> **WHAT YOU HAVE TO DO**:
Repeat the material below word for word and leave out all pictures.

> **DATA SHOWN**:

◇ ◇ ◇ ◇

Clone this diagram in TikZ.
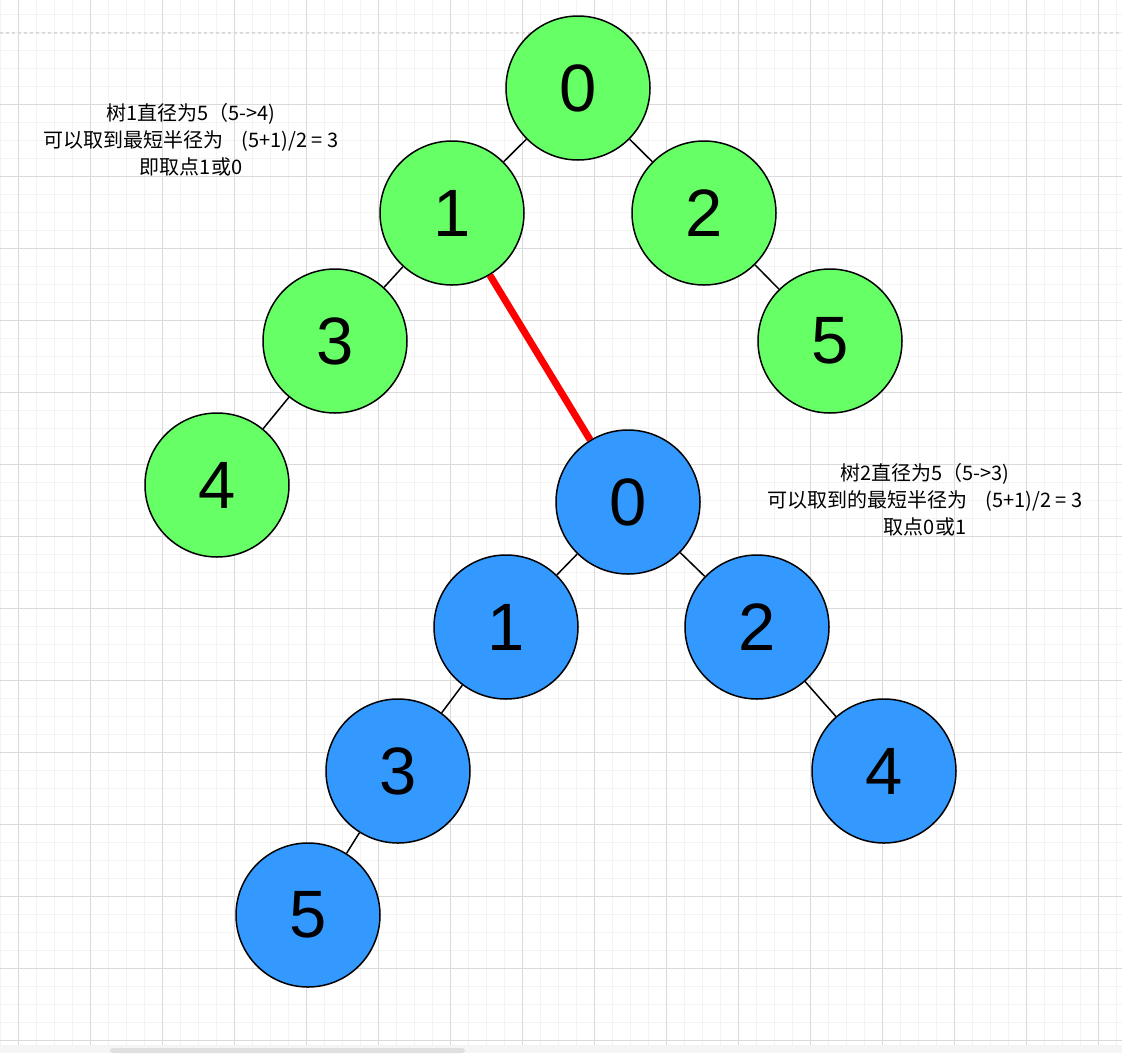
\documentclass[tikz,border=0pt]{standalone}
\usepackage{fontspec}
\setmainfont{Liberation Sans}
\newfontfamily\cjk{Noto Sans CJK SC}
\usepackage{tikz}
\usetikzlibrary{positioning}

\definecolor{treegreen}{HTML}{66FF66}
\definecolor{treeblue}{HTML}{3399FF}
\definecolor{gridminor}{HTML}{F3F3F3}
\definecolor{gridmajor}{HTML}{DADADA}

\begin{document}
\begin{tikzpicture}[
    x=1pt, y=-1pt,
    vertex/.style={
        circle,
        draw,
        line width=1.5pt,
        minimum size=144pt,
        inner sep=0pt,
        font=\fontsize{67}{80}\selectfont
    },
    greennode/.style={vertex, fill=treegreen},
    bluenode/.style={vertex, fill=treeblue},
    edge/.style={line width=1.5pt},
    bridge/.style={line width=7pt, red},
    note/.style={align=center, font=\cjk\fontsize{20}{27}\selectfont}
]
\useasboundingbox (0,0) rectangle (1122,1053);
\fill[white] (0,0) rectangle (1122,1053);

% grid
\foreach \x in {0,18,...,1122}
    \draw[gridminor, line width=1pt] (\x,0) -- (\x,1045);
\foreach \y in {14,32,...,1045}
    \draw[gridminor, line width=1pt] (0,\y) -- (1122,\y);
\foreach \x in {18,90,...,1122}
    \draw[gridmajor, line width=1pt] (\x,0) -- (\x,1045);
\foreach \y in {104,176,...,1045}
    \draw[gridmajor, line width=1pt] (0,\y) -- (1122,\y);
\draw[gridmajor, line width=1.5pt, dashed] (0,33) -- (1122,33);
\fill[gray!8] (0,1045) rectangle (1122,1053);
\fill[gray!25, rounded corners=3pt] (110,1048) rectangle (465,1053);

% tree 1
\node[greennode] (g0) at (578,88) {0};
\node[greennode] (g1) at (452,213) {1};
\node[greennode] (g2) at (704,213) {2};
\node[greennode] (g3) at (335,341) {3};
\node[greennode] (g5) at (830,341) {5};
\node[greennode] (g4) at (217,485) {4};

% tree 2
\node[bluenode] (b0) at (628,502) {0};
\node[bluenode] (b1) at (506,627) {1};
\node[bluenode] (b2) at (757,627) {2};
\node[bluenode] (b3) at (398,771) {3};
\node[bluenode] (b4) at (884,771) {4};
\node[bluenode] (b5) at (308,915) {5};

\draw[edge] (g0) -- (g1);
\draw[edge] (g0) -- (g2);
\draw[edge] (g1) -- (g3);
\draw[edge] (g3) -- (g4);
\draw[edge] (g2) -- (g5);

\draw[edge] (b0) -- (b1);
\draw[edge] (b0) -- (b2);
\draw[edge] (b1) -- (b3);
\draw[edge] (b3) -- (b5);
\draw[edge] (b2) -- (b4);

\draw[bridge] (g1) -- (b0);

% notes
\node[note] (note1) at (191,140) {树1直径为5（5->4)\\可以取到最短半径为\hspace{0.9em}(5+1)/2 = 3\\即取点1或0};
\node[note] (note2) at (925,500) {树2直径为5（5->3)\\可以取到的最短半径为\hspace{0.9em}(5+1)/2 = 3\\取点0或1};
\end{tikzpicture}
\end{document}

◇ ◇ ◇ ◇

> **RESPONSE TO THIS EXERCISE**:
Clone this diagram in TikZ.
\documentclass[tikz,border=0pt]{standalone}
\usepackage{fontspec}
\setmainfont{Liberation Sans}
\newfontfamily\cjk{Noto Sans CJK SC}
\usepackage{tikz}
\usetikzlibrary{positioning}

\definecolor{treegreen}{HTML}{66FF66}
\definecolor{treeblue}{HTML}{3399FF}
\definecolor{gridminor}{HTML}{F3F3F3}
\definecolor{gridmajor}{HTML}{DADADA}

\begin{document}
\begin{tikzpicture}[
    x=1pt, y=-1pt,
    vertex/.style={
        circle,
        draw,
        line width=1.5pt,
        minimum size=144pt,
        inner sep=0pt,
        font=\fontsize{67}{80}\selectfont
    },
    greennode/.style={vertex, fill=treegreen},
    bluenode/.style={vertex, fill=treeblue},
    edge/.style={line width=1.5pt},
    bridge/.style={line width=7pt, red},
    note/.style={align=center, font=\cjk\fontsize{20}{27}\selectfont}
]
\useasboundingbox (0,0) rectangle (1122,1053);
\fill[white] (0,0) rectangle (1122,1053);

% grid
\foreach \x in {0,18,...,1122}
    \draw[gridminor, line width=1pt] (\x,0) -- (\x,1045);
\foreach \y in {14,32,...,1045}
    \draw[gridminor, line width=1pt] (0,\y) -- (1122,\y);
\foreach \x in {18,90,...,1122}
    \draw[gridmajor, line width=1pt] (\x,0) -- (\x,1045);
\foreach \y in {104,176,...,1045}
    \draw[gridmajor, line width=1pt] (0,\y) -- (1122,\y);
\draw[gridmajor, line width=1.5pt, dashed] (0,33) -- (1122,33);
\fill[gray!8] (0,1045) rectangle (1122,1053);
\fill[gray!25, rounded corners=3pt] (110,1048) rectangle (465,1053);

% tree 1
\node[greennode] (g0) at (578,88) {0};
\node[greennode] (g1) at (452,213) {1};
\node[greennode] (g2) at (704,213) {2};
\node[greennode] (g3) at (335,341) {3};
\node[greennode] (g5) at (830,341) {5};
\node[greennode] (g4) at (217,485) {4};

% tree 2
\node[bluenode] (b0) at (628,502) {0};
\node[bluenode] (b1) at (506,627) {1};
\node[bluenode] (b2) at (757,627) {2};
\node[bluenode] (b3) at (398,771) {3};
\node[bluenode] (b4) at (884,771) {4};
\node[bluenode] (b5) at (308,915) {5};

\draw[edge] (g0) -- (g1);
\draw[edge] (g0) -- (g2);
\draw[edge] (g1) -- (g3);
\draw[edge] (g3) -- (g4);
\draw[edge] (g2) -- (g5);

\draw[edge] (b0) -- (b1);
\draw[edge] (b0) -- (b2);
\draw[edge] (b1) -- (b3);
\draw[edge] (b3) -- (b5);
\draw[edge] (b2) -- (b4);

\draw[bridge] (g1) -- (b0);

% notes
\node[note] (note1) at (191,140) {树1直径为5（5->4)\\可以取到最短半径为\hspace{0.9em}(5+1)/2 = 3\\即取点1或0};
\node[note] (note2) at (925,500) {树2直径为5（5->3)\\可以取到的最短半径为\hspace{0.9em}(5+1)/2 = 3\\取点0或1};
\end{tikzpicture}
\end{document}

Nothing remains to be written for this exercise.